Poor little rich boy
Patrick Melrose is the Cumberbatch-iest show ever made — and that’s a good thing
Patrick Melrose Debuts Saturday, CraveTV
Patrick Melrose, an impressive Showtime adaptation of Edward St. Aubyn’s semi-autobiographical novels, is about a lonely rich boy who is raped by his narcissistic father and ignored by his aloof mother. In adulthood, Patrick becomes a heroin addict, clinging to recovery on the fringes of British high society.
The rich are different from you and #MeToo, which can sometimes obstruct the empathy they’re entitled to as human beings. It is to Patrick Melrose’s credit that a viewer winds up feeling sorry for the title character, despite his volatile binges.
The five-part series stars Benedict Cumberbatch, the star of PBS’s Sherlock who rocketed to the big time with Marvel’s superhero movies and an Oscar-nominated performance in 2014’s The Imitation Game.
Suffice to say that Patrick Melrose is the Cumber batchiest thing the world has yet seen, which many will see as wonderful news. As a star vehicle, it affords the actor the opportunity to summon all his acting skills into a manic mural of euphoria, misery and whatever other emotions he cares to display.
Part 1 can be both captivating and off-putting, depending on how much a viewer enjoys watching a drug user hit rock bottom in a fancy hotel suite.
It’s 1982 and Patrick (Cumberbatch) learns his father, David (Hugo Weaving), has died in New York. Patrick travels from London to retrieve his father’s ashes, and he unwisely chooses the trip as an opportunity to quit heroin cold turkey. Most of the hour is therefore spent chronicling Patrick’s descent into a hell, pumping himself full of booze, downers and uppers until giving in to the needle and spoon.

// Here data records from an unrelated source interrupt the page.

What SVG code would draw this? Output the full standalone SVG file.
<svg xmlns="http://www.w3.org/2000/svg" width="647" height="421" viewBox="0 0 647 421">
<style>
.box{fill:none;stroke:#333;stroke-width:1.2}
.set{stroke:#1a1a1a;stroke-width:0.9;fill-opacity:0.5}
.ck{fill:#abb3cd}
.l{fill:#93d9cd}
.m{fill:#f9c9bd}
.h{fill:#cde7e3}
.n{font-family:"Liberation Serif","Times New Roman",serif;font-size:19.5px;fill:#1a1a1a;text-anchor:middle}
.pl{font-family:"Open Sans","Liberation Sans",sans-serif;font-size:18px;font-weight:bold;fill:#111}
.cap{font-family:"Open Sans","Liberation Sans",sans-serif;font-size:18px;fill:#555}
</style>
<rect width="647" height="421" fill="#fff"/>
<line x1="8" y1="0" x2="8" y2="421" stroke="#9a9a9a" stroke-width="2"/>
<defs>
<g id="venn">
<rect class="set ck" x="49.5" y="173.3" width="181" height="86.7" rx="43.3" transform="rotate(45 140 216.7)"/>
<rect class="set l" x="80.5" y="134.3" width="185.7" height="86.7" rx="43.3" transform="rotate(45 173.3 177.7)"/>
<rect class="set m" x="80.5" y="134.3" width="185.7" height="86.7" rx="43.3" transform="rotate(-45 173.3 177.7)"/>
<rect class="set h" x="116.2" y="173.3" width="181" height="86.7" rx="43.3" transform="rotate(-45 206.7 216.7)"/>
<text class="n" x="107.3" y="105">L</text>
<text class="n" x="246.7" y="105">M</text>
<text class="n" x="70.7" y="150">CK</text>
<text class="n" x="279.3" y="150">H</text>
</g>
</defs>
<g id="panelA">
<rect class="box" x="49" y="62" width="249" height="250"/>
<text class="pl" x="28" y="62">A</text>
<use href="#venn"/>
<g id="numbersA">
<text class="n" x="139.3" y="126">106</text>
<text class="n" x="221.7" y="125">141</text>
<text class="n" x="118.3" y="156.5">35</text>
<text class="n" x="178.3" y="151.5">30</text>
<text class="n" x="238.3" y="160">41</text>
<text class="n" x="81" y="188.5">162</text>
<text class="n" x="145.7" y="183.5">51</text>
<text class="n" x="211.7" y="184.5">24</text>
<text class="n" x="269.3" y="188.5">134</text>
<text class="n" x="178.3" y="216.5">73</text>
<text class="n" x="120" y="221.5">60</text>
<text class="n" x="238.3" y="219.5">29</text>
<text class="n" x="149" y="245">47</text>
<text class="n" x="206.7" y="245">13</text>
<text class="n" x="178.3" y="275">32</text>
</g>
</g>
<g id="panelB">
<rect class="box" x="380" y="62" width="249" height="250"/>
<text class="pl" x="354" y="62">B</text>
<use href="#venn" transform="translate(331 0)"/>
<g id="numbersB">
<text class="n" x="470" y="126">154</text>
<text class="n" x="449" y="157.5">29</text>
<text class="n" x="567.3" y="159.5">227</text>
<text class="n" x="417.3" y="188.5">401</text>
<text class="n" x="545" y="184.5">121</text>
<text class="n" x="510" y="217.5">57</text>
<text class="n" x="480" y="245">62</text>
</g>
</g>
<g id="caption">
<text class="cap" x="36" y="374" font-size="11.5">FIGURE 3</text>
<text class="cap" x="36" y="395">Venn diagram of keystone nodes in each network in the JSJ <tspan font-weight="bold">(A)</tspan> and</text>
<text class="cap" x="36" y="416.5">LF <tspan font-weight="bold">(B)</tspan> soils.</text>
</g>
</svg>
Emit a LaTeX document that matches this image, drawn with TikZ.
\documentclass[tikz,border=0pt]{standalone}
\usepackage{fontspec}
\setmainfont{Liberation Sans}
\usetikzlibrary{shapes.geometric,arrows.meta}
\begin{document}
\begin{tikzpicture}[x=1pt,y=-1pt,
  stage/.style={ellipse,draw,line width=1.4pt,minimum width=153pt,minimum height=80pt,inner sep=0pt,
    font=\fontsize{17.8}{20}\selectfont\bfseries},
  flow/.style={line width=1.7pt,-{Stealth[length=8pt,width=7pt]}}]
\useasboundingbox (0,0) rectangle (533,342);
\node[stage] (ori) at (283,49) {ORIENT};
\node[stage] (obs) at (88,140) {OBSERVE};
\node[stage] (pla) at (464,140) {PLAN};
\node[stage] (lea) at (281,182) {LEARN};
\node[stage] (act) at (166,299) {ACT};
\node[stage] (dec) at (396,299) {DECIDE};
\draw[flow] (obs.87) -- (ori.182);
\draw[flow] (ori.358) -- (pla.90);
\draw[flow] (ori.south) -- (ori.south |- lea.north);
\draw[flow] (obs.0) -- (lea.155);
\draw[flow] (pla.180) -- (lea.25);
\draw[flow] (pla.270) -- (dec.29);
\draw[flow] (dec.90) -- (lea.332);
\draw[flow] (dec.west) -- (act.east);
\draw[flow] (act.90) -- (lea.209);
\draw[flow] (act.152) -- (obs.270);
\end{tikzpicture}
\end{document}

As Patrick returns to London in the agony of withdrawal, Part 2 takes a much-needed flashback to 1967, when David sexually assaults young Patrick (Sebastian Maltz) at the family’s lavish summer place in the south of France, telling the boy that at the very least he is conferring the lifelong gift of detachment.
The events that transpire are necessarily abhorrent — unambiguously effective in their depiction. The household dysfunction and alcohol abuse are plain to see, yet only one of the Melroses’ several house guests picks up on Patrick’s suffering. His mother, Eleanor (Jennifer Jason Leigh), is herself a study of detachment, either oblivious to her son’s pain or choosing not to see it.
Now that we know why Patrick is the way he is, Part 3 flashes forward to a 1990 dinner party and gala, where the guest of honour is a snooty Princess Margaret (Harriet Walter) and Patrick barely clings to sobriety as he encounters familiar faces from his parents’ past.
It’s almost impossible to watch this show outside of the current context about sexual abuse and authority. Although the backdrop is one of vivid wealth and socially sanctioned hedonism, Patrick’s suffering is the same as anyone’s.
Showtime did not provide the final two parts of Patrick Melrose for this review, so it’s hard to tell if it continues to be as strong as its start. Still, Cumberbatch’s all-in performance is a worthy reason to see it through.